• COLLECTED DATA:
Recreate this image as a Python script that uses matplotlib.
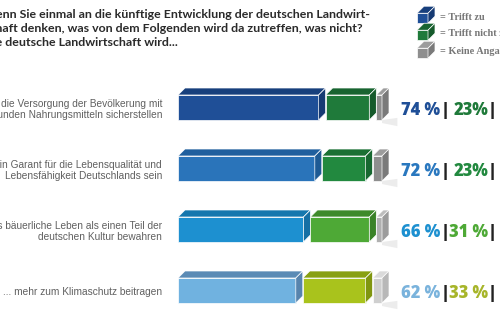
import matplotlib.pyplot as plt
from matplotlib.patches import Polygon

# data
items = ["... die Versorgung der Bevölkerung mit\ngesunden Nahrungsmitteln sicherstellen",
         "... ein Garant für die Lebensqualität und\nLebensfähigkeit Deutschlands sein",
         "... das bäuerliche Leben als einen Teil der\ndeutschen Kultur bewahren",
         "... mehr zum Klimaschutz beitragen"]
trifft_zu = [74, 72, 66, 62]
trifft_nicht_zu = [23, 23, 31, 33]
keine_angabe = [3, 5, 3, 5]
labels_zu = ["74 %", "72 %", "66 %", "62 %"]
labels_nicht = ["23%", "23%", "31 %", "33 %"]
legend_labels = ["= Trifft zu", "= Trifft nicht zu", "= Keine Angabe"]
title_lines = ["Wenn Sie einmal an die künftige Entwicklung der deutschen Landwirt-",
               "schaft denken, was von dem Folgenden wird da zutreffen, was nicht?",
               "Die deutsche Landwirtschaft wird..."]

# colours per row: (front, top, side)
blue = [("#1f4f97", "#173f7c", "#163a73"), ("#2a74ba", "#1f5f9e", "#1d5a94"),
        ("#1d90d0", "#1577ae", "#156fa4"), ("#70b2e0", "#5b8bb5", "#5784ad")]
green = [("#1f7a3a", "#186430", "#155a2b"), ("#22893f", "#1a7033", "#176830"),
         ("#4ea936", "#3e8a2a", "#3a8227"), ("#a9c31c", "#88a012", "#809610")]
gray = [("#8e8e8e", "#9c9c9c", "#7a7a7a"), ("#8e8e8e", "#9c9c9c", "#7a7a7a"),
        ("#b0b0b0", "#bdbdbd", "#9c9c9c"), ("#cfcfcf", "#dadada", "#b8b8b8")]
text_zu = ["#1f4f97", "#2a78bf", "#1d90d0", "#7ab3dc"]
text_nicht = ["#1f7a3a", "#22893f", "#4ea936", "#a7b52a"]

W, H = 500, 330
PX = 1.9        # pixels per percent
X0 = 178        # pixel of 0 %
ROW = 61        # pixels between rows
Y0 = 107.5      # pixel of first row centre

fig = plt.figure(figsize=(5, 3.3), dpi=100)
ax = fig.add_axes([0, 0, 1, 1])
ax.set_xlim(-X0 / PX, (W - X0) / PX)
ax.set_ylim((H - Y0) / ROW, -Y0 / ROW)
ax.axis("off")

dx = 7 / PX
dy = 7 / ROW
hh = 25 / ROW / 2


def box(x, y, w, cols, h=hh):
    front, top, side = cols
    ax.add_patch(Polygon([(x, y - h), (x + w, y - h), (x + w, y + h), (x, y + h)],
                         closed=True, fc=front, ec="white", lw=0.5))
    ax.add_patch(Polygon([(x, y - h), (x + dx, y - h - dy), (x + w + dx, y - h - dy), (x + w, y - h)],
                         closed=True, fc=top, ec="white", lw=0.5))
    ax.add_patch(Polygon([(x + w, y - h), (x + w + dx, y - h - dy), (x + w + dx, y + h - dy), (x + w, y + h)],
                         closed=True, fc=side, ec="white", lw=0.5))


for i in range(len(items)):
    x = 0
    for vals, cols in ((trifft_zu, blue), (trifft_nicht_zu, green), (keine_angabe, gray)):
        box(x, i, vals[i], cols[i])
        x += vals[i] + dx
    # floor shadow behind the grey block
    xs = x - dx
    ax.add_patch(Polygon([(xs, i + hh), (xs + 2.2 * dx, i + hh - 0.3 * dy), (xs + 2.2 * dx, i + hh + 0.1),
                          (xs, i + hh + 0.05)], closed=True, fc="#ececec", ec="none", zorder=0))

    ax.text(-8.4, i + 0.03, items[i], ha="right", va="center", fontsize=7.3, color="#606060",
            family="Liberation Sans", linespacing=1.12)
    yt = i + 0.05
    ax.text(117.4, yt, labels_zu[i], ha="left", va="center", fontsize=11.9, fontweight="heavy",
            color=text_zu[i], family="Open Sans")
    ax.text(140.8, yt, "|", ha="center", va="center", fontsize=13, fontweight="heavy",
            color="#222222", family="Open Sans")
    ax.text(163.4, yt, labels_nicht[i], ha="right", va="center", fontsize=11.9, fontweight="heavy",
            color=text_nicht[i], family="Open Sans")
    ax.text(165.6, yt, "|", ha="center", va="center", fontsize=13, fontweight="heavy",
            color="#222222", family="Open Sans")

# title, cut off at the left edge as in the source
title_right = [370, 363, 178]
title_y = [15, 29, 42]
for line, xr, yp in zip(title_lines, title_right, title_y):
    fig.text(xr / W, 1 - yp / H, line, ha="right", va="center", fontsize=8.9,
             fontweight="bold", color="#2a2a2a", family="Lato")

# legend cubes
leg_cols = [blue[0], green[0], gray[0]]
leg_y = [17, 34, 52]
for lab, cols, yp in zip(legend_labels, leg_cols, leg_y):
    xc = (417 - X0) / PX
    yc = (yp - Y0) / ROW
    box(xc, yc + 0.02, 11 / PX, cols, h=5 / ROW)
    ax.text((440 - X0) / PX, yc, lab, ha="left", va="center", fontsize=7.4,
            fontweight="bold", color="#777777", family="Liberation Serif")

fig.savefig("out.png", dpi=100)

• GIVEN EXERCISE: Your task is to repeat the data above exactly while excluding the pictures.

• TASK SOLUTION:
Recreate this image as a Python script that uses matplotlib.
import matplotlib.pyplot as plt
from matplotlib.patches import Polygon

# data
items = ["... die Versorgung der Bevölkerung mit\ngesunden Nahrungsmitteln sicherstellen",
         "... ein Garant für die Lebensqualität und\nLebensfähigkeit Deutschlands sein",
         "... das bäuerliche Leben als einen Teil der\ndeutschen Kultur bewahren",
         "... mehr zum Klimaschutz beitragen"]
trifft_zu = [74, 72, 66, 62]
trifft_nicht_zu = [23, 23, 31, 33]
keine_angabe = [3, 5, 3, 5]
labels_zu = ["74 %", "72 %", "66 %", "62 %"]
labels_nicht = ["23%", "23%", "31 %", "33 %"]
legend_labels = ["= Trifft zu", "= Trifft nicht zu", "= Keine Angabe"]
title_lines = ["Wenn Sie einmal an die künftige Entwicklung der deutschen Landwirt-",
               "schaft denken, was von dem Folgenden wird da zutreffen, was nicht?",
               "Die deutsche Landwirtschaft wird..."]

# colours per row: (front, top, side)
blue = [("#1f4f97", "#173f7c", "#163a73"), ("#2a74ba", "#1f5f9e", "#1d5a94"),
        ("#1d90d0", "#1577ae", "#156fa4"), ("#70b2e0", "#5b8bb5", "#5784ad")]
green = [("#1f7a3a", "#186430", "#155a2b"), ("#22893f", "#1a7033", "#176830"),
         ("#4ea936", "#3e8a2a", "#3a8227"), ("#a9c31c", "#88a012", "#809610")]
gray = [("#8e8e8e", "#9c9c9c", "#7a7a7a"), ("#8e8e8e", "#9c9c9c", "#7a7a7a"),
        ("#b0b0b0", "#bdbdbd", "#9c9c9c"), ("#cfcfcf", "#dadada", "#b8b8b8")]
text_zu = ["#1f4f97", "#2a78bf", "#1d90d0", "#7ab3dc"]
text_nicht = ["#1f7a3a", "#22893f", "#4ea936", "#a7b52a"]

W, H = 500, 330
PX = 1.9        # pixels per percent
X0 = 178        # pixel of 0 %
ROW = 61        # pixels between rows
Y0 = 107.5      # pixel of first row centre

fig = plt.figure(figsize=(5, 3.3), dpi=100)
ax = fig.add_axes([0, 0, 1, 1])
ax.set_xlim(-X0 / PX, (W - X0) / PX)
ax.set_ylim((H - Y0) / ROW, -Y0 / ROW)
ax.axis("off")

dx = 7 / PX
dy = 7 / ROW
hh = 25 / ROW / 2


def box(x, y, w, cols, h=hh):
    front, top, side = cols
    ax.add_patch(Polygon([(x, y - h), (x + w, y - h), (x + w, y + h), (x, y + h)],
                         closed=True, fc=front, ec="white", lw=0.5))
    ax.add_patch(Polygon([(x, y - h), (x + dx, y - h - dy), (x + w + dx, y - h - dy), (x + w, y - h)],
                         closed=True, fc=top, ec="white", lw=0.5))
    ax.add_patch(Polygon([(x + w, y - h), (x + w + dx, y - h - dy), (x + w + dx, y + h - dy), (x + w, y + h)],
                         closed=True, fc=side, ec="white", lw=0.5))


for i in range(len(items)):
    x = 0
    for vals, cols in ((trifft_zu, blue), (trifft_nicht_zu, green), (keine_angabe, gray)):
        box(x, i, vals[i], cols[i])
        x += vals[i] + dx
    # floor shadow behind the grey block
    xs = x - dx
    ax.add_patch(Polygon([(xs, i + hh), (xs + 2.2 * dx, i + hh - 0.3 * dy), (xs + 2.2 * dx, i + hh + 0.1),
                          (xs, i + hh + 0.05)], closed=True, fc="#ececec", ec="none", zorder=0))

    ax.text(-8.4, i + 0.03, items[i], ha="right", va="center", fontsize=7.3, color="#606060",
            family="Liberation Sans", linespacing=1.12)
    yt = i + 0.05
    ax.text(117.4, yt, labels_zu[i], ha="left", va="center", fontsize=11.9, fontweight="heavy",
            color=text_zu[i], family="Open Sans")
    ax.text(140.8, yt, "|", ha="center", va="center", fontsize=13, fontweight="heavy",
            color="#222222", family="Open Sans")
    ax.text(163.4, yt, labels_nicht[i], ha="right", va="center", fontsize=11.9, fontweight="heavy",
            color=text_nicht[i], family="Open Sans")
    ax.text(165.6, yt, "|", ha="center", va="center", fontsize=13, fontweight="heavy",
            color="#222222", family="Open Sans")

# title, cut off at the left edge as in the source
title_right = [370, 363, 178]
title_y = [15, 29, 42]
for line, xr, yp in zip(title_lines, title_right, title_y):
    fig.text(xr / W, 1 - yp / H, line, ha="right", va="center", fontsize=8.9,
             fontweight="bold", color="#2a2a2a", family="Lato")

# legend cubes
leg_cols = [blue[0], green[0], gray[0]]
leg_y = [17, 34, 52]
for lab, cols, yp in zip(legend_labels, leg_cols, leg_y):
    xc = (417 - X0) / PX
    yc = (yp - Y0) / ROW
    box(xc, yc + 0.02, 11 / PX, cols, h=5 / ROW)
    ax.text((440 - X0) / PX, yc, lab, ha="left", va="center", fontsize=7.4,
            fontweight="bold", color="#777777", family="Liberation Serif")

fig.savefig("out.png", dpi=100)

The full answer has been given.